Bill Cosby stared straight ahead, quiet, and expressionless as the judge read out the jury’s guilty verdict on charges of aggravated indecent assault, and he appeared stoic as he walked out of the courtroom with his lawyer soon after. But Cosby was anything but emotionless before and after those moments.
From the historic trial emerged stories of Cosby barking like a dog, yelling at the District Attorney, and laughing during closing arguments.
On Thursday, for example, the judge made an announcement that the six alternate jurors would be greeted by a courthouse comfort dog for an hour. When the judge finished talking about the dog, Cosby reportedly stood up and started mimicking a barking dog, according to the Associated Press.
On Tuesday, Bill Cosby was caught laughing, literally smiling from ear-to-ear, during the prosecutor’s closing arguments. The prosecutor, Kristen Feden, saw him and called him out.
“He’s laughing like it’s funny!” Feden said loudly. “But there’s absolutely nothing funny about stripping a woman of her capacity to consent.”
He also engaged in a noticeable stare-down with Feden during the trial, the Washington Post reported.
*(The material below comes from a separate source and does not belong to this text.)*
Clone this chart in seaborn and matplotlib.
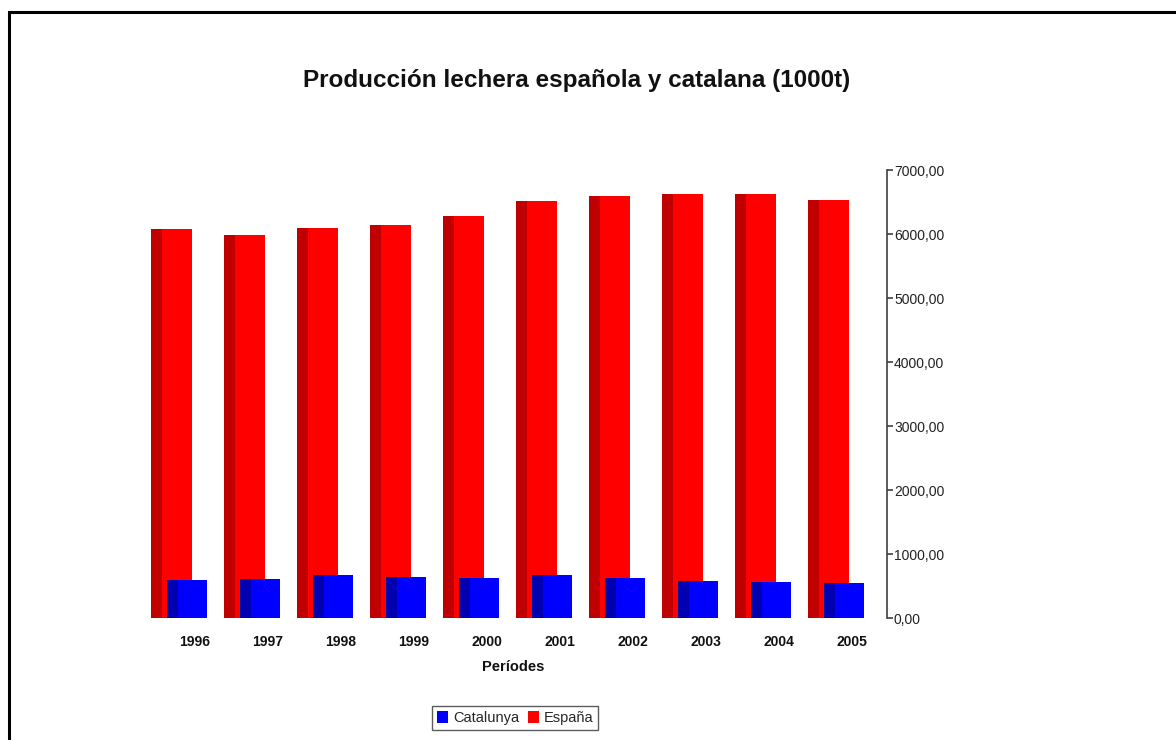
import matplotlib
matplotlib.use("Agg")
import matplotlib.pyplot as plt
from matplotlib.patches import Rectangle, Patch
from matplotlib.ticker import FuncFormatter
import numpy as np
import seaborn as sns

years = [1996, 1997, 1998, 1999, 2000, 2001, 2002, 2003, 2004, 2005]
espana = [6078, 5984, 6094, 6141, 6281, 6516, 6594, 6625, 6625, 6531]
catalunya = [594, 609, 672, 641, 625, 672, 625, 578, 563, 547]
yticks = [0, 1000, 2000, 3000, 4000, 5000, 6000, 7000]

sns.set_theme(style="white")
plt.rcParams['font.family'] = ['Liberation Sans', 'DejaVu Sans']

W, H = 1176, 740
fig = plt.figure(figsize=(W / 100, H / 100), dpi=100)
fig.patch.set_facecolor("white")

# axes in pixel geometry
x0, x1 = 140, 887
ytop, ybot = 170, 618
ax = fig.add_axes([x0 / W, (H - ybot) / H, (x1 - x0) / W, (ybot - ytop) / H])
ax.set_facecolor("white")

px = 73.0  # pixels per category
yrs = np.array(years, dtype=float)

RED, DRED = "#FF0000", "#C00000"
BLUE, DBLUE = "#0000FF", "#0000B0"

def bars(xoff_px, width_px, vals, color):
    sns.barplot(x=yrs + xoff_px / px, y=vals, native_scale=True,
                width=width_px / px, color=color, saturation=1,
                errorbar=None, linewidth=0, ax=ax)

# red (España) - side then front
bars(-20.5, 11, espana, DRED)
bars(0, 30, espana, RED)
# blue (Catalunya) - side then front
bars(-4.5, 11, catalunya, DBLUE)
bars(15.5, 29, catalunya, BLUE)

ax.set_xlim(1996 + (x0 - 177) / px, 1996 + (x1 - 177) / px)
ax.set_ylim(0, 7000)

for s in ["left", "top", "bottom"]:
    ax.spines[s].set_visible(False)
ax.spines["right"].set_visible(True)
ax.spines["right"].set_color("#404040")
ax.spines["right"].set_linewidth(1.2)

ax.yaxis.tick_right()
ax.set_yticks(yticks)
ax.yaxis.set_major_formatter(FuncFormatter(lambda v, p: f"{v:.2f}".replace(".", ",")))
ax.tick_params(axis="y", which="major", direction="out", length=4, width=1.2,
               color="#404040", labelsize=10, labelcolor="#222222", pad=1, right=True)

ax.set_xticks(yrs + 18 / px)
ax.set_xticklabels([str(y) for y in years], fontweight="bold", fontsize=10, color="#111111")
ax.tick_params(axis="x", length=0, pad=12)
ax.set_xlabel("Períodes", fontsize=10.5, fontweight="bold", color="#111111", labelpad=8)
ax.set_ylabel("")
ax.grid(False)

fig.text(577 / W, 1 - 80 / H, "Producción lechera española y catalana (1000t)",
         ha="center", va="center", fontsize=17.5, fontweight="bold", color="#111111")

handles = [Patch(facecolor=BLUE, edgecolor="none", label="Catalunya"),
           Patch(facecolor=RED, edgecolor="none", label="España")]
leg = fig.legend(handles=handles, loc="center", bbox_to_anchor=(515 / W, 1 - 718 / H),
                 ncol=2, frameon=True, fancybox=False, fontsize=10.5,
                 handlelength=0.8, handleheight=0.8, handletextpad=0.3,
                 columnspacing=0.6, borderpad=0.35, borderaxespad=0)
leg.get_frame().set_edgecolor("#333333")
leg.get_frame().set_linewidth(1.0)

# outer border (extends beyond right/bottom edges)
fig.patches.append(Rectangle((8.5 / W, -0.1), 1.2, 1 - 11.5 / H + 0.1,
                             transform=fig.transFigure, fill=False,
                             edgecolor="black", linewidth=2.2))

fig.savefig("out.png", dpi=100, facecolor="white")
CBS reports his wife, Camille, also "smirked and pursed her lips a few times" during the trial, though she remained generally expressionless and was not in the courtroom when the verdict was read.
In the very last moments of the trial, after the verdict was reached and before the judge had ruled on bail, Cosby had another outburst. Montgomery County District Attorney Kevin R. Steele was urging the judge to take Cosby into custody immediately, arguing that he was a flight-risk because he owned a private plane. Cosby reportedly yelled at the district attorney, “He doesn’t have a plane, you asshole!”
The judge responded, “Enough of that,” according to the New York Times, and denied the prosecution's request to revoke his bail, but did order Cosby to surrender his passport.
Cosby is facing up to thirty years in prison, a maximum of ten years for each charge, though he'll likely serve less than that thanks to state laws.